Erlich’s works generate bewilderment and humor. They highlight the voyeuristic character of art lovers, who are invited to spy on the artwork in order to decipher its meaning. In this piece we can perceive the seduction that looking and being looked at has on us. And it makes us reflect on the role of observation in art, the sensation of reality under surveillance by means of control systems and a whole network of connotations that are part of today’s globalized world. One of the most notorious aspects of Erlich’s work is how he captures the sensation of loss of private life and the impossibility of living in anonymity when, through a web search engine, almost all the people who move through art exhibitions are in some way or another registered and classified. This notion of privacy becoming public is also present in La Vista (The View) from 1997. Through the shutter of a window, one can watch scenes of the daily life of the neighbors that have been filmed on seven 5-inch televisions. The temptation of living in a tall building, to lower the light and watch the neighbors through the window is part of an innate human tradition, to watch others, to spy on them, to control them, to apprehend them with the gaze. As in the story of Susanna and the Elders, there are always voyeurs watching a scene. Erlich makes us feel guilty of committing the disturbing crime of meddling in the lives of others without permission. As in Duchamp’s Étant Donnés, there is a small hole to look into the scene and discover the enigma. An enigma that places the spectator on the limit of uncertainty in front of what he perceives, questioning, therefore, the whole world around him and the way of understanding reality.

The idea of the double is shown in the installation The Living Room, 1998. The artist builds two living room sets with various daily use objects, placed in an inverted way and separated by an open wall that falsely recreates the view of a mirror. The visitor enters, receives the impression that everything is correct, and suddenly recognizes that things are not so normal, not so correct, because he can’t see his image reflected in the mirror. And this is simply because of the absence of a mirror and because there is no reflection but instead an asymmetrical reconstruction of the same situation.

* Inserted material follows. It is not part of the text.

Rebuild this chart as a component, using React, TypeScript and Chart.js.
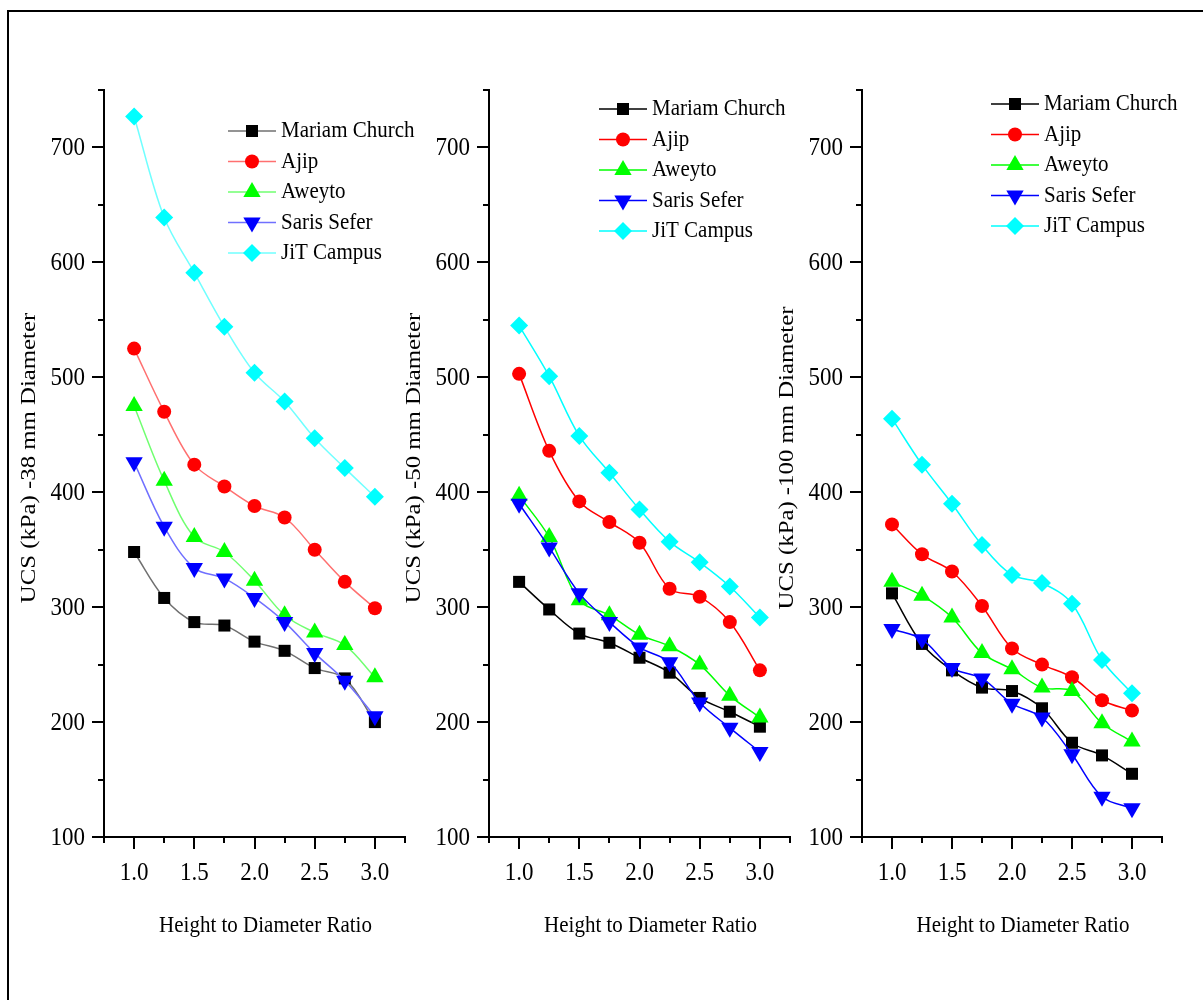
import React, { useEffect, useRef } from 'react';
import { Chart, registerables } from 'chart.js';
import { drawPoint } from 'chart.js/helpers';

Chart.register(...registerables);

// ---------- data ----------
const ratios = [1.0, 1.25, 1.5, 1.75, 2.0, 2.25, 2.5, 2.75, 3.0];
const seriesNames = ['Mariam Church', 'Ajip', 'Aweyto', 'Saris Sefer', 'JiT Campus'];

// 38 mm diameter
const mariam38 = [348, 308, 287, 284, 270, 262, 247, 238, 200];
const ajip38 = [525, 470, 424, 405, 388, 378, 350, 322, 299];
const aweyto38 = [475, 410, 361, 348, 323, 293, 278, 267, 239];
const saris38 = [426, 370, 334, 325, 308, 287, 260, 236, 205];
const jit38 = [727, 639, 591, 544, 504, 479, 447, 421, 396];

// 50 mm diameter
const mariam50 = [322, 298, 277, 269, 256, 243, 221, 209, 196];
const ajip50 = [503, 436, 392, 374, 356, 316, 309, 287, 245];
const aweyto50 = [397, 361, 306, 293, 276, 266, 250, 223, 204];
const saris50 = [390, 352, 312, 287, 265, 252, 217, 195, 174];
const jit50 = [545, 501, 449, 417, 385, 357, 339, 318, 291];

// 100 mm diameter
const mariam100 = [312, 268, 245, 230, 227, 212, 182, 171, 155];
const ajip100 = [372, 346, 331, 301, 264, 250, 239, 219, 210];
const aweyto100 = [322, 310, 291, 260, 246, 230, 227, 199, 183];
const saris100 = [281, 272, 247, 238, 216, 204, 172, 135, 125];
const jit100 = [464, 424, 390, 354, 328, 321, 303, 254, 225];

const yTitles = ['UCS (kPa) -38 mm Diameter', 'UCS (kPa) -50 mm Diameter', 'UCS (kPa) -100 mm Diameter'];
const xTitle = 'Height to Diameter Ratio';
const xTickLabels = ['1.0', '1.5', '2.0', '2.5', '3.0'];
const yTickLabels = ['100', '200', '300', '400', '500', '600', '700'];

// ---------- styling / layout ----------
const X_MIN = 0.75, X_MAX = 3.25, X_STEP = 0.25;
const Y_MIN = 100, Y_MAX = 750, Y_STEP = 50;
const W = 1203, H = 1000;
const PLOT_TOP = 90, PLOT_BOTTOM = 837;
const Y_W = 80, X_H = 60;
const SERIF = '"Liberation Serif", "Times New Roman", serif';
const STRETCH = 1.12;

const markerColors = ['#000000', '#ff0000', '#00ff00', '#0000ff', '#00ffff'];
const lightLineColors = ['#707070', '#ff7070', '#70ff70', '#7070ff', '#70ffff'];
const markerStyles = [
  { pointStyle: 'rect', radius: 8.5, rotation: 0 },
  { pointStyle: 'circle', radius: 7, rotation: 0 },
  { pointStyle: 'triangle', radius: 10, rotation: 0 },
  { pointStyle: 'triangle', radius: 10, rotation: 180 },
  { pointStyle: 'rectRot', radius: 9, rotation: 0 },
];

const panels = [
  { series: [mariam38, ajip38, aweyto38, saris38, jit38], plotLeft: 104, plotRight: 405, lineColors: lightLineColors, legendX: 228, legendY: 131 },
  { series: [mariam50, ajip50, aweyto50, saris50, jit50], plotLeft: 489, plotRight: 790, lineColors: markerColors, legendX: 599, legendY: 109 },
  { series: [mariam100, ajip100, aweyto100, saris100, jit100], plotLeft: 862, plotRight: 1162, lineColors: markerColors, legendX: 991, legendY: 104 },
];

function stretchedText(ctx: CanvasRenderingContext2D, text: string, x: number, y: number, size: number, align: CanvasTextAlign) {
  ctx.save();
  ctx.translate(x, y);
  ctx.scale(1, STRETCH);
  ctx.font = `${size}px ${SERIF}`;
  ctx.textAlign = align;
  ctx.textBaseline = 'middle';
  ctx.fillStyle = '#000';
  ctx.fillText(text, 0, 0);
  ctx.restore();
}

function makeDecor(idx: number) {
  const p = panels[idx];
  return {
    id: 'decor' + idx,
    afterDraw(chart: any) {
      const ctx = chart.ctx as CanvasRenderingContext2D;
      const ca = chart.chartArea;
      const xs = chart.scales.x;
      const ys = chart.scales.y;
      ctx.save();
      // tick marks (major long, minor short)
      ctx.strokeStyle = '#000';
      ctx.lineWidth = 2;
      ctx.beginPath();
      xs.ticks.forEach((t: any) => {
        const px = Math.round(xs.getPixelForValue(t.value));
        const len = t.label ? 12 : 6;
        ctx.moveTo(px, ca.bottom);
        ctx.lineTo(px, ca.bottom + len);
      });
      ys.ticks.forEach((t: any) => {
        const py = Math.round(ys.getPixelForValue(t.value));
        const len = t.label ? 12 : 6;
        ctx.moveTo(ca.left, py);
        ctx.lineTo(ca.left - len, py);
      });
      ctx.stroke();

      // tick labels (from the scales' own ticks)
      xs.ticks.forEach((t: any) => {
        if (t.label) stretchedText(ctx, t.label, xs.getPixelForValue(t.value), ca.bottom + 36, 23, 'center');
      });
      ys.ticks.forEach((t: any) => {
        if (t.label) stretchedText(ctx, t.label, ca.left - 19, ys.getPixelForValue(t.value) + 1, 23, 'right');
      });

      // x title
      stretchedText(ctx, xTitle, xs.getPixelForValue(2.0) + 11, 926, 21, 'center');

      // y title
      ctx.save();
      ctx.fillStyle = '#000';
      ctx.translate(ca.left - 69, 458);
      ctx.rotate(-Math.PI / 2);
      ctx.scale(1.18, 1);
      ctx.font = `21px ${SERIF}`;
      ctx.textAlign = 'center';
      ctx.textBaseline = 'alphabetic';
      ctx.fillText(yTitles[idx], 0, 0);
      ctx.restore();

      // legend
      chart.data.datasets.forEach((ds: any, i: number) => {
        const y = p.legendY + i * 30.5;
        ctx.strokeStyle = ds.borderColor;
        ctx.lineWidth = 1.5;
        ctx.beginPath();
        ctx.moveTo(p.legendX, y);
        ctx.lineTo(p.legendX + 48, y);
        ctx.stroke();
        ctx.fillStyle = ds.pointBackgroundColor;
        ctx.strokeStyle = ds.pointBackgroundColor;
        drawPoint(ctx, { pointStyle: ds.pointStyle, radius: ds.pointRadius, rotation: ds.pointRotation, borderWidth: 0 } as any, p.legendX + 24, y);
        stretchedText(ctx, ds.label, p.legendX + 53, y, 21, 'left');
      });
      ctx.restore();
    },
  };
}

function Panel({ idx }: { idx: number }) {
  const ref = useRef<HTMLCanvasElement>(null);
  useEffect(() => {
    const p = panels[idx];
    const chart = new Chart(ref.current as HTMLCanvasElement, {
      type: 'line',
      data: {
        datasets: p.series.map((vals, i) => ({
          label: seriesNames[i],
          data: ratios.map((r, j) => ({ x: r, y: vals[j] })),
          borderColor: p.lineColors[i],
          backgroundColor: markerColors[i],
          pointBackgroundColor: markerColors[i],
          pointBorderColor: markerColors[i],
          pointBorderWidth: 0,
          pointStyle: markerStyles[i].pointStyle,
          pointRadius: markerStyles[i].radius,
          pointRotation: markerStyles[i].rotation,
          borderWidth: 1.5,
          tension: 0.35,
          fill: false,
          order: 4 - i,
        })) as any,
      },
      options: {
        animation: false,
        responsive: false,
        devicePixelRatio: 1,
        layout: {
          padding: { left: p.plotLeft - Y_W, right: W - p.plotRight, top: PLOT_TOP, bottom: H - PLOT_BOTTOM - X_H },
        },
        plugins: { legend: { display: false }, tooltip: { enabled: false }, title: { display: false } },
        scales: {
          x: {
            type: 'linear',
            min: X_MIN,
            max: X_MAX,
            afterFit: (s: any) => { s.height = X_H; },
            grid: { display: false, drawTicks: false },
            border: { display: true, color: '#000', width: 2 },
            ticks: {
              display: false,
              stepSize: X_STEP,
              autoSkip: false,
              maxRotation: 0,
              callback: (v: any) => {
                const s = Number(v).toFixed(1);
                return Math.abs(Number(v) - Number(s)) < 1e-6 && xTickLabels.includes(s) ? s : '';
              },
            },
          },
          y: {
            type: 'linear',
            min: Y_MIN,
            max: Y_MAX,
            afterFit: (s: any) => { s.width = Y_W; },
            grid: { display: false, drawTicks: false },
            border: { display: true, color: '#000', width: 2 },
            ticks: {
              display: false,
              stepSize: Y_STEP,
              autoSkip: false,
              callback: (v: any) => {
                const s = String(Math.round(Number(v)));
                return yTickLabels.includes(s) ? s : '';
              },
            },
          },
        },
      } as any,
      plugins: [makeDecor(idx)],
    });
    return () => chart.destroy();
  }, [idx]);
  return (
    <canvas
      ref={ref}
      width={W}
      height={H}
      style={{ position: 'absolute', left: 0, top: 0, width: W, height: H, display: 'block' }}
    />
  );
}

export default function App() {
  return (
    <div style={{ position: 'absolute', left: 0, top: 0, width: W, height: H, overflow: 'hidden', background: '#fff' }}>
      <div
        style={{
          position: 'absolute', left: 7, top: 10, width: W - 7, height: H - 10,
          borderTop: '2px solid #000', borderLeft: '2px solid #000', boxSizing: 'border-box',
        }}
      />
      {panels.map((_, i) => <Panel key={i} idx={i} />)}
    </div>
  );
}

Erlich’s installations are linked to situationism because they put situations that are generated at the moment in which the viewer moves his body into action. It is action and performance art, but the performer is the spectator and not the artist. He is given all the interpretative freedom of the work to decipher where and what reality is. If the sound in the piece Lluvia (Rain, 2000) is real or comes from an audio system, if the water that he sees moving through the window is part of a fearsome storm that invades the whole environment with the roar of lightning.

There is somewhat of a game in this artist, a playful scheme of a theme park that makes us reflect without a dramatic burden, but with the intensity that causes surprise in each of his works. A surprise that sometimes turns into astonishment, as in children’s games. The thin boundary between laughter and tears, as when the roller coaster is about to drop in an amusement park. Erlich’s works provoke a certain childhood fear, surprise and fascination.

We can jump into his Pileta (Pool, 1999) without getting wet, and artificially observe from under the water what the world is like on the surface. In order to do so, the artist built a typical swimming pool with stairs, drainage and curved walls. On one of the side walls there is an access that allows the public to enter the empty pool. On the surface, a sheet of water is suspended on acrylic, giving the appearance of a full pool. The illusion of being in front of a full pool is broken when the public is seen walking around inside it.

In Las Puertas (The Doors, 2004) at the São Paulo Biennial, we also entered a place that seemed to be very bright from the outside but that darkened the moment we opened the door. Everytime we seem to understand reality, Erlich misleads us and we have to retrace the whole path of unlearning what we have learned in order to allow access to a different interpretation of reality. And to rebuild ways of perceiving the world that give us back the capacity for play, surprise and enjoyment that we forgot when we left Paradise.